Saving and investing now is the best financial planning advice in your 20s.
If you are in the second decade of your life you are just beginning your economically productive period. Your income is at the bottom of its (hopefully) upward curve while your economic needs are at their greatest. Here are four pieces of financial planning advice that, if heeded will enable you to have an effective financial life.
- Save at least 10% of your income. This is very difficult because the human psyche tends to discount the future. We all seem to feel that having things today is two or three times as valuable as having them in ten years time. But also be aware that there will be lean times in your life and it is up to you to carry some fat over to help you through those times. When you finish working you must have sufficient savings to have the lifestyle of your choice. Save 10% for a minimum standard of lifestyle, 15% for a good standard, 20% for affluent choices. This rule of thumb will work for you only if you start saving for retirement early in your 20s.
- Live within your means and this includes 10% saving from your current income. It really isn’t optional! Save money to buy the things you want in the short term. They can often be bought for a discount when you negotiate with cash. Avoid getting into debt if at all possible but if it is too late for you, work towards becoming debt free as soon as possible. Invest early and aggressively to get the benefits of compound interest. The only way to survive lean times is to have savings set-up that help you to manage your finances.
- Time is your greatest asset when you think of financial planning in your 20’s. At this time in 2009 the economy is at the bottom of the business cycle. Looking ahead you can expect a number of booms to be followed by a number of busts. So plan for the worst and hope for the best. Don’t invest at the top of the market and be proactive in converting stocks and higher risk investments to bonds and certificates of deposit before stock market bubbles burst.
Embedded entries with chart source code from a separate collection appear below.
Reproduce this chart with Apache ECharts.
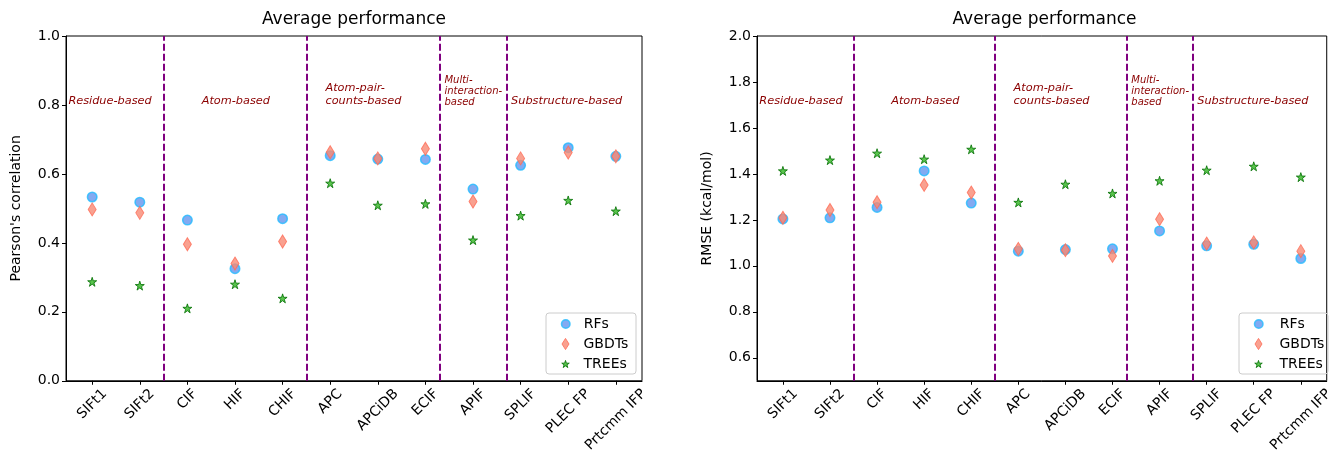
<!DOCTYPE html>
<html>
<head>
<meta charset="utf-8">
<script src="https://cdn.jsdelivr.net/npm/echarts@6/dist/echarts.min.js"></script>
<style>html,body{margin:0;padding:0;background:#fff}#c{width:1336px;height:455px}</style>
</head>
<body>
<div id="c"></div>
<script>
// ---- data ----
const categories = ['SIFt1','SIFt2','CIF','HIF','CHIF','APC','APCiDB','ECIF','APIF','SPLIF','PLEC FP','Prtcmm IFP'];
const pearsonRF   = [0.533,0.518,0.466,0.325,0.470,0.653,0.643,0.642,0.556,0.625,0.676,0.651];
const pearsonGBDT = [0.497,0.487,0.396,0.340,0.404,0.663,0.645,0.673,0.520,0.645,0.662,0.651];
const pearsonTREE = [0.287,0.276,0.210,0.280,0.239,0.573,0.509,0.513,0.408,0.479,0.523,0.492];
const rmseRF   = [1.204,1.209,1.254,1.413,1.273,1.064,1.071,1.074,1.152,1.087,1.094,1.032];
const rmseGBDT = [1.209,1.243,1.277,1.352,1.319,1.074,1.068,1.043,1.203,1.097,1.102,1.064];
const rmseTREE = [1.413,1.460,1.490,1.464,1.507,1.276,1.355,1.315,1.370,1.416,1.433,1.386];
const dividers = [1.5, 4.5, 7.3, 8.7];
const groupLabels = ['Residue-based','Atom-based','Atom-pair-\ncounts-based','Multi-\ninteraction-\nbased','Substructure-based'];
const groupLabelX = [-0.5, 2.3, 4.9, 7.4, 8.8];
const groupLabelSmall = [false,false,false,true,false];
const pearsonTicks = [0.0,0.2,0.4,0.6,0.8,1.0];
const rmseTicks = [0.6,0.8,1.0,1.2,1.4,1.6,1.8,2.0];
const seriesNames = ['RFs','GBDTs','TREEs'];

const FONT = 'DejaVu Sans';
const STAR = 'path://M0,-10 L2.245,-3.09 L9.51,-3.09 L3.633,1.18 L5.88,8.09 L0,3.82 L-5.88,8.09 L-3.633,1.18 L-9.51,-3.09 L-2.245,-3.09 Z';
const DIAMOND = 'path://M5,0 L10,8 L5,16 L0,8 Z';
const styles = [
  {symbol:'circle', size:9.5, itemStyle:{color:'#6495ED', borderColor:'#22bbff', borderWidth:1.5}},
  {symbol:DIAMOND, size:[8,13], itemStyle:{color:'#F88A74', borderColor:'#ff6a55', borderWidth:1}},
  {symbol:STAR, size:9, itemStyle:{color:'#2fb51f', borderColor:'#006e00', borderWidth:1}}
];
const legendIconSize = [[8.5,8.5],[7,12.5],[7.5,7.5]];

// measure tick label widths so rotated labels can be centred under their ticks (like matplotlib)
const LABEL_FS = 14;
const mctx = document.createElement('canvas').getContext('2d');
mctx.font = LABEL_FS + 'px "' + FONT + '"';
const rich = {};
categories.forEach((c,k)=>{
  const L = mctx.measureText(c).width;
  const p = (L + LABEL_FS) / 2;
  rich['c'+k] = {fontSize:LABEL_FS, fontFamily:FONT, color:'#000', padding:[p, p, 0, 0]};
});

const grids = [
  {left:66, top:36, width:576, height:345},
  {left:757, top:36, width:575, height:345}
];

function xAxisFor(i){
  const ticks = categories.map((c,k)=>k);
  return {
    type:'value', gridIndex:i, min:-0.55, max:11.55,
    axisLine:{show:true, onZero:false, lineStyle:{color:'#000', width:1}},
    axisTick:{show:true, customValues:ticks, length:4, lineStyle:{color:'#000'}},
    axisLabel:{customValues:ticks, rotate:45, margin:6, verticalAlign:'middle', align:'center',
      fontSize:LABEL_FS, fontFamily:FONT, color:'#000', rich:rich,
      formatter:v=>{const k=Math.round(v); return '{c'+k+'|'+categories[k]+'}';}},
    splitLine:{show:false}
  };
}

const yAxes = [
  {type:'value', gridIndex:0, min:0, max:1, interval:0.2, name:"Pearson's correlation",
   nameLocation:'middle', nameGap:43, nameTextStyle:{fontSize:14, fontFamily:FONT, color:'#000'},
   axisLine:{show:true, onZero:false, lineStyle:{color:'#000'}}, axisTick:{show:true,length:4,lineStyle:{color:'#000'}},
   axisLabel:{fontSize:14, fontFamily:FONT, color:'#000', margin:6, formatter:v=>v.toFixed(1)},
   splitLine:{show:false}},
  {type:'value', gridIndex:1, min:0.5, max:2.0, name:'RMSE (kcal/mol)',
   nameLocation:'middle', nameGap:43, nameTextStyle:{fontSize:14, fontFamily:FONT, color:'#000'},
   axisLine:{show:true, onZero:false, lineStyle:{color:'#000'}},
   axisTick:{show:true, customValues:rmseTicks, length:4, lineStyle:{color:'#000'}},
   axisLabel:{customValues:rmseTicks, fontSize:14, fontFamily:FONT, color:'#000', margin:6, formatter:v=>v.toFixed(1)},
   splitLine:{show:false}}
];

function buildSeries(gi, arrs, labelY){
  return arrs.map((arr, si)=>{
    const s = {
      type:'scatter', name:seriesNames[si], xAxisIndex:gi, yAxisIndex:gi,
      symbol:styles[si].symbol, symbolSize:styles[si].size, itemStyle:styles[si].itemStyle,
      data: arr.map((v,k)=>[k, v]), z: 3+si, silent:true
    };
    if (si === 0) {
      s.markLine = {
        silent:true, symbol:['none','none'], animation:false,
        label:{show:false},
        lineStyle:{color:'#800080', type:[7,3], width:2},
        data: dividers.map(d=>({xAxis:d}))
      };
      s.markPoint = {
        silent:true, animation:false, symbol:'circle', symbolSize:0,
        data: groupLabels.map((t,k)=>({
          coord:[groupLabelX[k], labelY], value:t,
          label:{show:true, formatter:t, position:[0,0], align:'left', verticalAlign:'bottom',
            offset:[0,3],
            fontStyle:'italic', fontFamily:FONT, color:'#8b0000',
            fontSize: groupLabelSmall[k] ? 10 : 11.3,
            lineHeight: groupLabelSmall[k] ? 11 : 13}
        }))
      };
    }
    return s;
  });
}

const series = [
  ...buildSeries(0, [pearsonRF, pearsonGBDT, pearsonTREE], 0.8),
  ...buildSeries(1, [rmseRF, rmseGBDT, rmseTREE], 1.7)
];

const legendRowCenter = [324, 344, 364];
const legendIconX = [565, 1258];
const legendTextX = [583, 1279];
const legends = [];
legendIconX.forEach((cx, li)=>{
  seriesNames.forEach((n,k)=>{
    const [w,h] = legendIconSize[k];
    const left = cx - w/2;
    legends.push({
      data:[{name:n, icon:styles[k].symbol}], orient:'vertical', left:left, top:legendRowCenter[k]-8, padding:0,
      itemWidth:w, itemHeight:h, selectedMode:false,
      itemStyle:{borderWidth: styles[k].itemStyle.borderWidth},
      textStyle:{fontSize:14, fontFamily:FONT, color:'#000', lineHeight:16,
        padding:[0,0,0, Math.max(0, legendTextX[li] - (left + w + 5))]}
    });
  });
});

const option = {
  animation:false,
  backgroundColor:'#fff',
  title:[
    {text:'Average performance', left:354, top:11, textAlign:'center', padding:0,
     textStyle:{fontSize:17, fontWeight:'normal', fontFamily:FONT, color:'#000'}},
    {text:'Average performance', left:1044.5, top:11, textAlign:'center', padding:0,
     textStyle:{fontSize:17, fontWeight:'normal', fontFamily:FONT, color:'#000'}}
  ],
  grid: grids.map(g=>Object.assign({show:true, borderColor:'#000', borderWidth:1, containLabel:false}, g)),
  xAxis:[xAxisFor(0), xAxisFor(1)],
  yAxis:yAxes,
  legend:legends,
  graphic:[
    {type:'rect', z:0, shape:{x:546, y:313, width:90, height:61, r:3}, style:{fill:'rgba(255,255,255,0)', stroke:'#cccccc', lineWidth:1}, silent:true},
    {type:'rect', z:0, shape:{x:1239, y:313, width:89, height:61, r:3}, style:{fill:'rgba(255,255,255,0)', stroke:'#cccccc', lineWidth:1}, silent:true}
  ],
  series
};
const chart = echarts.init(document.getElementById('c'), null, {renderer:'canvas'});
chart.setOption(option);
</script>
</body>
</html>
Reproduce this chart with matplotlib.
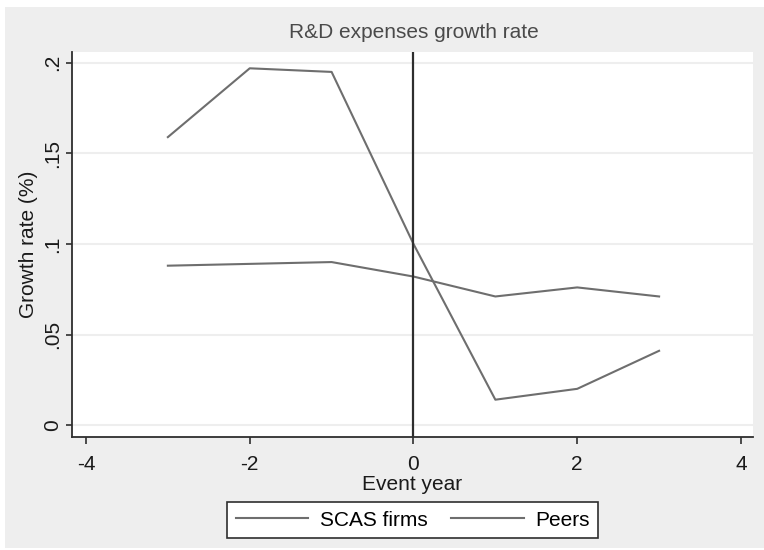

- Unfortunately, you can no longer rely on Social Security to carry you through your retirement years. Investing is not just for people with a large capital sum. Start now and choose safe, long-term investments that put your principal out of reach. This prevents temptation for short term spending. Options to explore are Individual Retirement Accounts that provide valuable tax deferments as well as compounding interest on your investment. Spending temptation can be removed if you go for a 401k. This is a savings plan that automatically deducts from your paycheck and can give you a healthy nest egg later in life.